Creating a Digital Britain
Scientists are working on a collaborative research project to help remedy the problem of frequency interference caused by the ever-increasing amounts of data sent over the Internet. The project will develop the next generation of accurate frequency standards technology that is vital to realizing the Government’s vision of a Digital Britain.
When data is transmitted, it is sent down optical fibers on one of a number of internationally recognized channels, which operate at specific frequencies. As the amount of data increases, the space between these channels decreases, leading to the possibility of interference and crosstalk between them. This could mean that data files and services, such as live video streaming, become corrupted.

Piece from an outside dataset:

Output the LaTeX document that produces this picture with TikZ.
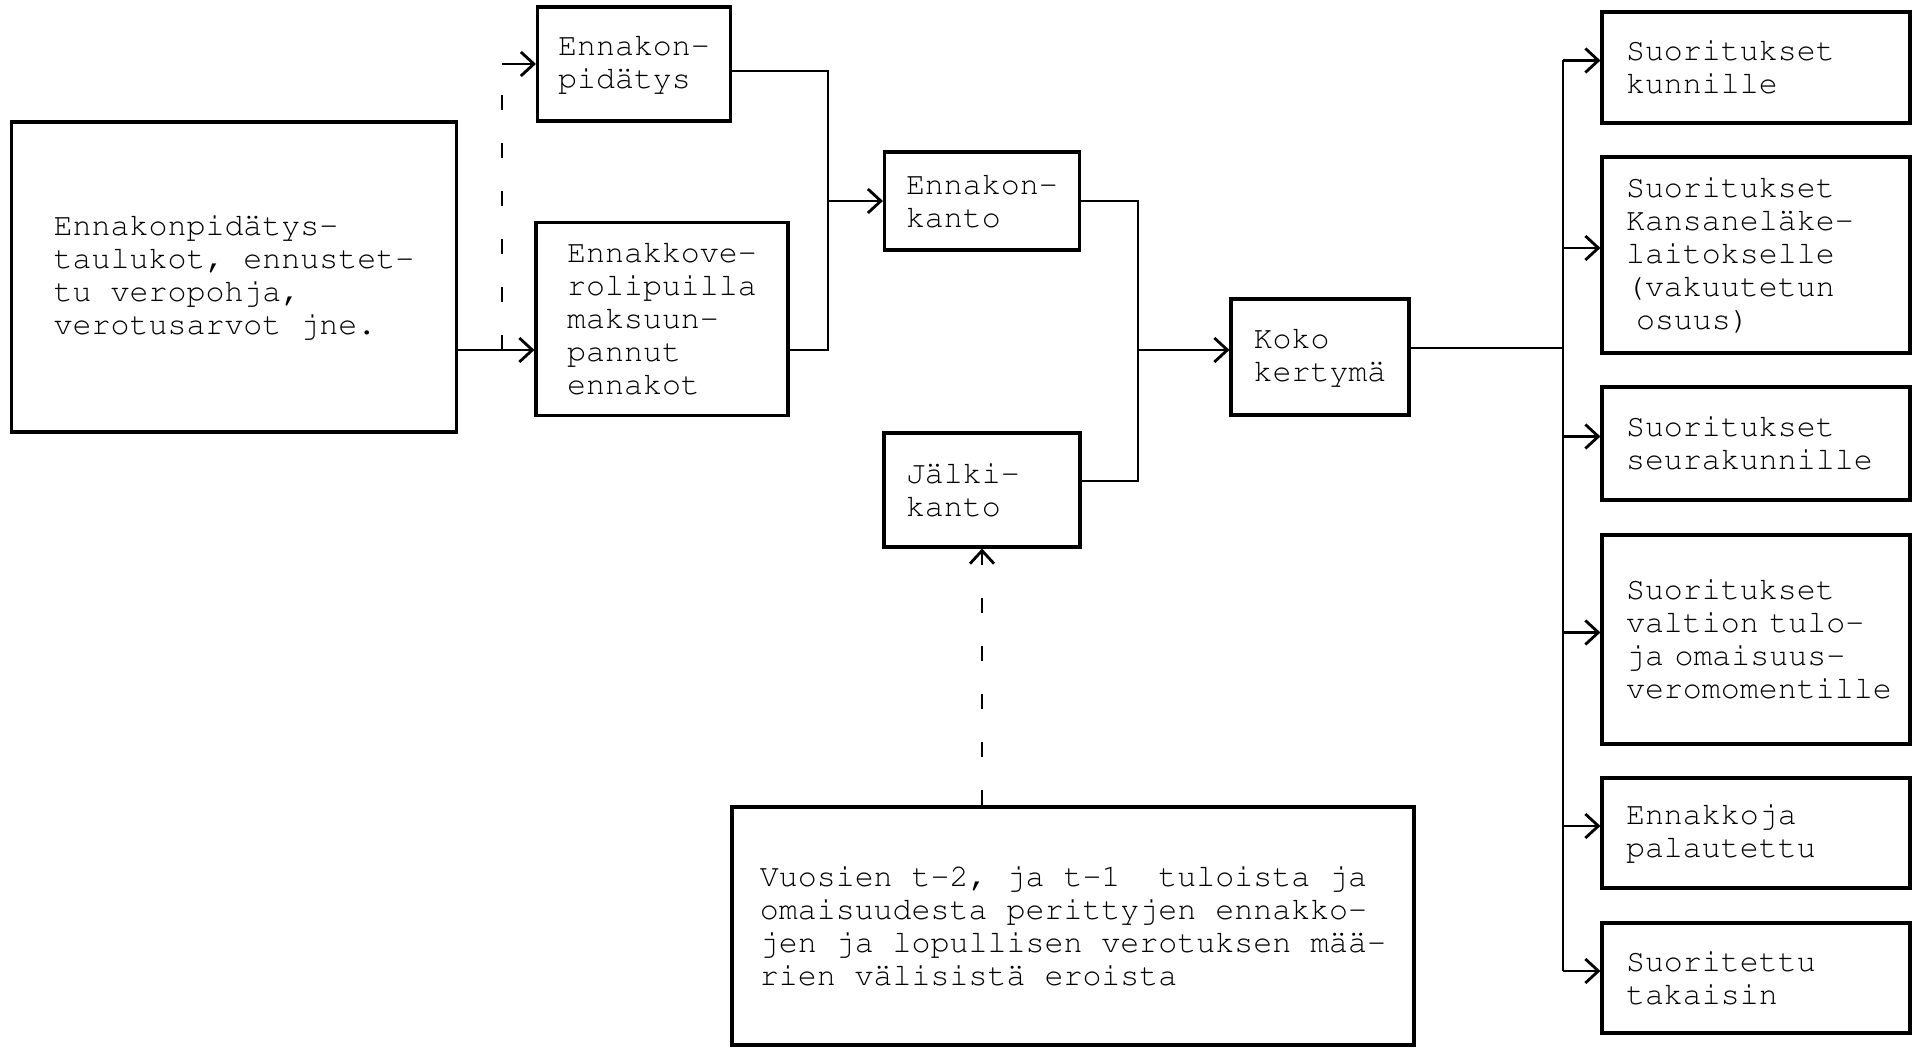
\documentclass[tikz,border=0pt]{standalone}
\usepackage[T1]{fontenc}
\usepackage{courier}
\usetikzlibrary{arrows.meta}
\hyphenpenalty=10000

\begin{document}
\begin{tikzpicture}[
	block/.style={draw, line width=0.9pt, inner sep=0pt, align=left,
		font=\ttfamily\fontsize{9}{9.4}\selectfont},
	outbox/.style={block, minimum width=3.08cm, text width=2.6cm},
	link/.style={line width=0.8pt},
	flow/.style={link, -{Straight Barb[length=0.13cm,width=0.24cm]}},
	dashline/.style={link, dash pattern=on 0.15cm off 0.33cm}]
	  \useasboundingbox (0,0) rectangle (19.15,10.52);
	  % left part
	  \node [block, minimum width=4.45cm, minimum height=3.10cm] (taulu) at (2.34,7.75)
	    {Ennakonpidätys-\\taulukot, ennustet-\\tu veropohja,\\verotusarvot jne.};
	  \node [block, minimum width=1.93cm, minimum height=1.14cm] (pidatys) at (6.34,9.88)
	    {Ennakon-\\pidätys};
	  \node [block, minimum width=2.52cm, minimum height=1.93cm] (rolli) at (6.62,7.33)
	    {Ennakkove-\\rolipuilla\\maksuun-\\pannut\\ennakot};
	  \node [block, minimum width=1.95cm, minimum height=0.98cm, text width=1.52cm] (kanto) at (9.82,8.51)
	    {Ennakon-\\kanto};
	  \node [block, minimum width=1.96cm, minimum height=1.14cm, text width=1.52cm] (jalki) at (9.82,5.62)
	    {Jälki-\\kanto};
	  \node [block, minimum width=1.78cm, minimum height=1.16cm] (koko) at (13.20,6.95)
	    {Koko\\kertymä};
	  \node [block, minimum width=6.82cm, minimum height=2.38cm] (vuosi) at (10.73,1.26)
	    {Vuosien t-2, ja t-1~ tuloista ja\\omaisuudesta perittyjen ennakko-\\jen ja lopullisen verotuksen mää-\\rien välisistä eroista};
	  % right part
	  \node [outbox, minimum height=1.11cm] (out1) at (17.56,9.845) {Suoritukset\\kunnille};
	  \node [outbox, minimum height=1.96cm] (out2) at (17.56,7.97)
	    {Suoritukset\\Kansaneläke-\\laitokselle\\(vakuutetun\\\hspace*{0.1cm}osuus)};
	  \node [outbox, minimum height=1.13cm] (out3) at (17.56,6.085) {Suoritukset\\seurakunnille};
	  \node [outbox, minimum height=2.09cm] (out4) at (17.56,4.125)
	    {Suoritukset\\valtion tulo-\\ja omaisuus-\\veromomentille};
	  \node [outbox, minimum height=1.10cm] (out5) at (17.56,2.19) {Ennakkoja\\palautettu};
	  \node [outbox, minimum height=1.10cm] (out6) at (17.56,0.74) {Suoritettu\\takaisin};

	  \coordinate (fork) at (5.02,7.02);
	  \coordinate (join1) at (8.28,8.51);
	  \coordinate (join2) at (11.38,7.02);
	  \coordinate (bus) at (15.63,7.04);

	  \draw [flow] (fork -| taulu.east) -- (fork -| rolli.west);
	  \draw [dashline] (fork) -- (fork |- pidatys.west);
	  \draw [flow] (fork |- pidatys.west) -- (pidatys.west);
	  \draw [link] ([yshift=-0.07cm]pidatys.east) -| (join1) |- ([yshift=-0.31cm]rolli.east);
	  \draw [flow] (join1) -- (kanto.west);
	  \draw [link] (kanto.east) -| (join2) |- ([yshift=0.09cm]jalki.east);
	  \draw [flow] (join2) -- (join2 -| koko.west);
	  \draw [dashline, -{Straight Barb[length=0.13cm,width=0.24cm]}] (vuosi.north -| jalki.south) -- (jalki.south);
	  \draw [link] (bus -| koko.east) -- (bus);
	  \foreach \o in {out1,out2,out3,out4,out5,out6}
	    \coordinate (\o-in) at ([yshift=0.07cm]\o.west);
	  \draw [link] (out1-in -| bus) -- (out6-in -| bus);
	  \foreach \o in {out1,out2,out3,out4,out5,out6}
	    \draw [flow] (\o-in -| bus) -- (\o-in);
	 \end{tikzpicture}
\end{document}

Data providers need to adhere to the specific frequencies to avoid interference and regularly check the performance of their transmitters. They check this by calibrating the transmitters using frequency standard equipment but, as the tolerances are reduced, due to the narrower channel spacing, this needs to become more accurate. Although frequency standard equipment with the required level of accuracy exists at the National Physical Laboratory (NPL), it is not designed to carry out calibrations in industrial environments with associated temperature fluctuations and vibrations.
The new research will develop ‘user-friendly’ frequency stabilized laser sources that will be portable and robust enough to enable on-site calibrations of transmission equipment and provide the required levels of accuracy.
Geoffrey Barwood, lead researcher on the project at NPL, said: “We envisage an opto-electronic system within a 19-inch rack that provides an on-site frequency calibration service. We hope the system will be a turnkey standard for companies to use. If we do want to move to a Digital Britain, this type of equipment becomes an essential part of the infrastructure.”
The project is funded by the European Metrology Research Programme (EMRP), which is jointly supported by the European Commission and the European Association of National Metrology Institutes (EURAMET). NPL is coordinating the project and institutes from Spain, Denmark, Switzerland, Italy, France, Finland and Germany are also taking part.